Monday 21 April 2008

The Boy with the Robber's Hands

I finished it a couple of days ago - Finn-Ole Heinrich's Räuberhände. It's the story of two boys - one has the perfect parents to the point of cliché, the other has an alcoholic mother who drinks outside the supermarket. They're best friends from the age of about 13 or so, and Samuel practically moves in with Janik and his parents. The narrator is Janik, just after the two have finished school and head off to Turkey in an illusory attempt to find Samuel's Turkish father - whose name he doesn't know. But before they left, Janik had overstepped a line and their friendship is now on the brink of collapse.

So the story takes place on all sorts of time levels. The most obvious is the tiny snippets of future at the beginning of each chapter - so you read with a permanent sense of slight foreboding, not knowing quite what's going to happen. But you're also regaled with tales from happier times - psychological tricks played on the perfect parents, a Kleingarten paradise, young love, how the two boys became friends. And then there's Istanbul, where the two of them chase Samuel's unknown father at a whirlwind pace - all heat, dust, sweat and resentment at fever pitch. And the structure works incredibly well, keeping up the pace so you're always on your toes but never irritated.

The critics have praised the film-like descriptions - which is a bit obvious really,seeing as the author is studying film - or at least he is when he's not writer-in-residence in lovely Erfurt. But it's true - they seem to glide by your mind's eye in technicolour. What I like most about the book, though, is the characters. Apart from the clichéd parents, they are all wonderfully painted: first and foremost Samuel and Janik, but also Samuel's mother Irene, Janik's girlfriend Lina, and another local alkie, Bubu. And the simmering resentment between the two boys is ever-present but rarely boils over - Janik resents Samuel for being the apple of his parents' eye, and Samuel resents Janik for having everything he wants.
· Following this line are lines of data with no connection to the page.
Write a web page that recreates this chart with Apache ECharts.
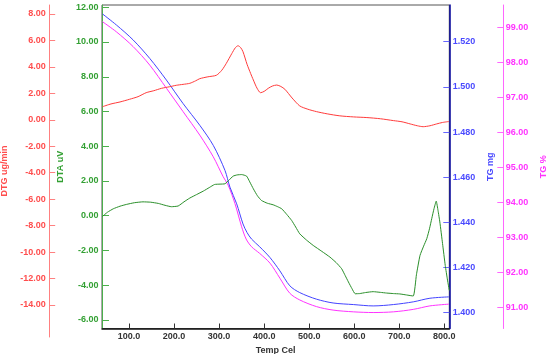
<!DOCTYPE html>
<html>
<head>
<meta charset="utf-8">
<script src="https://cdn.jsdelivr.net/npm/echarts@6/dist/echarts.min.js"></script>
<style>
html,body{margin:0;padding:0;background:#fff;}
#c{width:550px;height:354px;}
</style>
</head>
<body>
<div id="c"></div>
<script>
// Temperature ticks
var tempTicks = [100, 200, 300, 400, 500, 600, 700, 800];
var dtaTicks = [-6, -4, -2, 0, 2, 4, 6, 8, 10, 12];
var dtgTicks = [-14, -12, -10, -8, -6, -4, -2, 0, 2, 4, 6, 8];
var tgmgTicks = [1.40, 1.42, 1.44, 1.46, 1.48, 1.50, 1.52];
var tgpTicks = [91, 92, 93, 94, 95, 96, 97, 98, 99];

// DTG ug/min  [temp, value]
var dtgData = [
  [41, 0.99], [60, 1.2], [80, 1.35], [101, 1.55], [120, 1.75], [138, 2.05], [155, 2.2], [172, 2.38],
  [190, 2.5], [205, 2.61], [220, 2.68], [235, 2.76], [248, 2.95], [257, 3.11], [275, 3.25], [294, 3.37],
  [306, 3.75], [316, 4.27], [328, 5.0], [336, 5.45], [342, 5.6], [348, 5.45], [353, 5.15],
  [362, 4.2], [370, 3.5], [376, 3.01], [384, 2.4], [392, 2.05], [400, 2.15], [409, 2.38], [418, 2.55],
  [428, 2.63], [437, 2.52], [446, 2.31], [462, 1.65], [479, 1.05], [497, 0.8], [516, 0.62],
  [540, 0.45], [568, 0.3], [598, 0.22], [628, 0.17], [658, 0.08], [687, -0.06], [706, -0.15],
  [724, -0.31], [740, -0.45], [753, -0.52], [768, -0.45], [783, -0.31], [796, -0.2], [810, -0.13]
];

// DTA uV  [temp, value]
var dtaData = [
  [41, -0.04], [52, 0.2], [65, 0.4], [80, 0.55], [94, 0.65], [112, 0.75], [131, 0.8], [148, 0.78],
  [165, 0.71], [180, 0.6], [194, 0.52], [209, 0.56], [222, 0.8], [235, 1.02], [250, 1.22],
  [265, 1.42], [278, 1.62], [290, 1.8], [302, 1.82], [313, 1.84], [322, 2.05], [331, 2.28],
  [340, 2.35], [350, 2.37], [361, 2.28], [368, 1.95], [376, 1.55], [385, 1.15], [394, 0.88],
  [407, 0.72], [420, 0.63], [430, 0.52], [439, 0.4], [450, 0.08], [461, -0.27], [470, -0.65],
  [479, -1.04], [494, -1.4], [509, -1.71], [528, -2.05], [546, -2.38], [560, -2.7], [572, -3.05],
  [580, -3.45], [587, -3.81], [595, -4.2], [602, -4.49], [612, -4.48], [625, -4.42], [642, -4.37],
  [658, -4.41], [672, -4.45], [687, -4.48], [701, -4.5], [716, -4.56], [731, -4.62],
  [738, -3.4], [746, -2.28], [754, -1.75], [761, -1.32], [767, -0.75], [772, -0.17], [777, 0.4],
  [782, 0.84], [786, 0.3], [790, -0.36], [796, -1.6], [802, -2.86], [807, -3.7], [811, -4.3]
];

// TG mg  [temp, value]
var tgmgData = [
  [41, 1.5323], [72, 1.5274], [109, 1.5208], [146, 1.5126], [183, 1.5030], [220, 1.4926],
  [257, 1.4830], [287, 1.4741], [313, 1.4630], [324, 1.4556], [339, 1.4482], [353, 1.4393],
  [362, 1.4355], [372, 1.4326], [390, 1.4292], [413, 1.4244], [435, 1.4185], [457, 1.4119],
  [479, 1.4089], [516, 1.4060], [553, 1.4043], [598, 1.4036], [642, 1.4030], [687, 1.4036],
  [731, 1.4048], [768, 1.4064], [810, 1.4070]
];

// TG %  [temp, value]
var tgpData = [
  [41, 99.16], [72, 98.87], [109, 98.45], [146, 97.92], [183, 97.26], [220, 96.59],
  [257, 95.92], [287, 95.30], [309, 94.73], [320, 94.49], [335, 93.97], [350, 93.30],
  [360, 92.95], [372, 92.73], [390, 92.54], [413, 92.26], [435, 91.83], [457, 91.40],
  [479, 91.21], [516, 91.02], [553, 90.92], [598, 90.87], [642, 90.85], [687, 90.87],
  [731, 90.94], [768, 91.04], [810, 91.09]
];

var FONT = 'Liberation Sans, Arial, sans-serif';
function lbl(color, margin, fmt) {
  return { color: color, fontSize: 9, fontWeight: 'bold', fontFamily: FONT, margin: margin, formatter: fmt };
}

var chart = echarts.init(document.getElementById('c'), null, { renderer: 'canvas' });
var option = {
  animation: false,
  backgroundColor: '#ffffff',
  grid: [
    { left: 102, right: 100.7, top: 5, height: 323.5, show: true, borderColor: '#555555', borderWidth: 1,
      backgroundColor: 'transparent', containLabel: false, outerBoundsMode: 'none' },
    { left: 102, right: 100.7, top: 5, height: 332, show: false, containLabel: false, outerBoundsMode: 'none' }
  ],
  xAxis: [
    {
      gridIndex: 0, type: 'value', min: 40, max: 811,
      axisLine: { onZero: false, lineStyle: { color: '#111111', width: 1.5 } },
      axisTick: { inside: true, length: 5, customValues: tempTicks, lineStyle: { color: '#333333' } },
      axisLabel: Object.assign(lbl('#333333', 4, function (v) { return v.toFixed(1); }), { customValues: tempTicks }),
      splitLine: { show: false },
      name: 'Temp Cel', nameLocation: 'middle', nameGap: 13,
      nameTextStyle: { color: '#333333', fontSize: 9, fontWeight: 'bold', fontFamily: FONT }
    },
    { gridIndex: 1, type: 'value', min: 40, max: 811, show: false }
  ],
  yAxis: [
    {
      gridIndex: 0, type: 'value', position: 'left', offset: 0, min: -6.49, max: 12.13,
      axisLine: { show: true, onZero: false, lineStyle: { color: '#4cb04c', width: 1 } },
      axisTick: { show: true, inside: true, length: 7, customValues: dtaTicks, lineStyle: { color: '#4cb04c' } },
      axisLabel: Object.assign(lbl('#33a033', 3.5, function (v) { return v.toFixed(2); }), { customValues: dtaTicks }),
      splitLine: { show: false },
      name: 'DTA uV', nameLocation: 'middle', nameGap: 35,
      nameTextStyle: { color: '#33a033', fontSize: 9, fontWeight: 'bold', fontFamily: FONT }
    },
    {
      gridIndex: 0, type: 'value', position: 'right', offset: 0, min: 1.3930, max: 1.53625,
      axisLine: { show: true, onZero: false, lineStyle: { color: '#000099', width: 1.5 } },
      axisTick: { show: true, inside: true, length: 6, customValues: tgmgTicks, lineStyle: { color: '#6666ff' } },
      axisLabel: Object.assign(lbl('#4a4aff', 3.5, function (v) { return v.toFixed(3); }), { customValues: tgmgTicks }),
      splitLine: { show: false },
      name: 'TG mg', nameLocation: 'middle', nameGap: 32,
      nameTextStyle: { color: '#4a4aff', fontSize: 9, fontWeight: 'bold', fontFamily: FONT }
    },
    {
      gridIndex: 0, type: 'value', position: 'right', offset: 54, min: 90.394, max: 99.637,
      axisLine: { show: true, onZero: false, lineStyle: { color: '#ff66ff', width: 1 } },
      axisTick: { show: true, inside: true, length: 6, customValues: tgpTicks, lineStyle: { color: '#ff66ff' } },
      axisLabel: Object.assign(lbl('#ff33ff', 2.5, function (v) { return v.toFixed(2); }), { customValues: tgpTicks }),
      splitLine: { show: false },
      name: 'TG %', nameLocation: 'middle', nameGap: 35,
      nameTextStyle: { color: '#ff33ff', fontSize: 9, fontWeight: 'bold', fontFamily: FONT }
    },
    {
      gridIndex: 1, type: 'value', position: 'left', offset: 52.3, min: -16.42, max: 8.68,
      axisLine: { show: true, onZero: false, lineStyle: { color: '#ff8080', width: 1 } },
      axisTick: { show: true, inside: true, length: 5.5, customValues: dtgTicks, lineStyle: { color: '#ff8080' } },
      axisLabel: Object.assign(lbl('#ff4d4d', 4, function (v) { return v.toFixed(2); }), { customValues: dtgTicks }),
      splitLine: { show: false },
      name: 'DTG ug/min', nameLocation: 'middle', nameGap: 27,
      nameTextStyle: { color: '#ff4d4d', fontSize: 9, fontWeight: 'bold', fontFamily: FONT }
    }
  ],
  series: [
    { name: 'TG %', type: 'line', xAxisIndex: 0, yAxisIndex: 2, data: tgpData, showSymbol: false, smooth: 0.3,
      lineStyle: { color: '#ff33ff', width: 1 }, itemStyle: { color: '#ff33ff' } },
    { name: 'TG mg', type: 'line', xAxisIndex: 0, yAxisIndex: 1, data: tgmgData, showSymbol: false, smooth: 0.3,
      lineStyle: { color: '#4444ff', width: 1 }, itemStyle: { color: '#4444ff' } },
    { name: 'DTA', type: 'line', xAxisIndex: 0, yAxisIndex: 0, data: dtaData, showSymbol: false, smooth: 0.15,
      lineStyle: { color: '#2a8f2a', width: 1 }, itemStyle: { color: '#2a8f2a' } },
    { name: 'DTG', type: 'line', xAxisIndex: 1, yAxisIndex: 3, data: dtgData, showSymbol: false, smooth: 0.25,
      lineStyle: { color: '#ff3b3b', width: 1 }, itemStyle: { color: '#ff3b3b' } }
  ]
};
chart.setOption(option);
</script>
</body>
</html>
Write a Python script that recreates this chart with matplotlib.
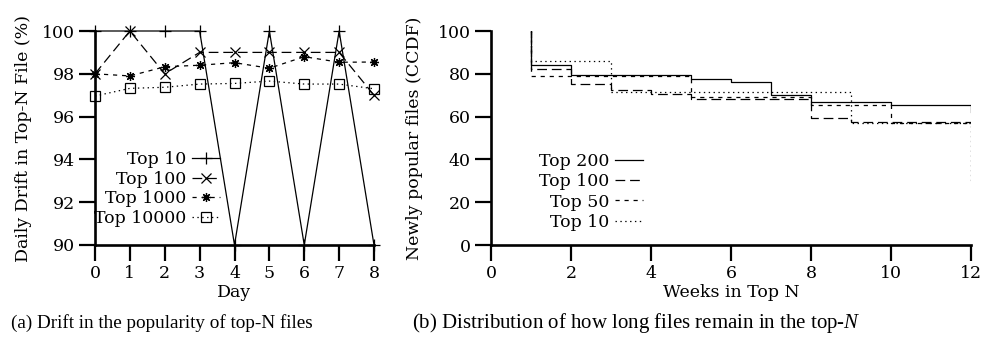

The book also looks at national identities, although not overtly. Samuel has never met his father, but believes he is Turkish - and reinvents himself as a Turk. He learns Turkish from cheap cassettes, starts singing and dancing and yearns for his one true love - who has to be a Turkish girl, of course. As the narrator points out, Samuel has no idea what Turks are really like, it's all just a desperate romatic projection. On the other hand, Janik and his parents are such typical middle-class Germans it almost hurts. Wellmeaning teachers, wholemeal vegetarian lasagne, barbecues in the garden. The two (imagined) cultures meet in the middle at the boys' Kleingarten - a concept, I believe, alien to other nationalities. They create their cliché of Turkey there, in the most German of settings, alongside a grubby canal.

It's a book that makes you feel for the people who inhabit it, that makes you care what happens to them. It's a book you want to read again once you've finished the last page. I hope it'll do really well. Here's a brief sample from the very beginning:

(All his stuff and everything of hers worth saving is packed in boxes and stored in our garage. My parents helped me. Nine boxes, fourteen rubbish sacks. It took nearly three hours.)

My parents love Samuel. And he loves them. When Samuel gets on my nerves I sometimes call him their adopted child - that's his sore point, so to speak. Samuel and I have been friends as long as we've been in the same class. Nearly seven years now. And since then, Samuel's slept at our house almost every night. He's had his own bed in my room for ages. It was a present from my parents. They asked me first of course, if it was OK for me. They'd never make a decision like that over my head. But it's not as if I'd have minded. I'm not jealous, Samuel's my best friend and if my parents hadn't asked me, I probably would have asked them.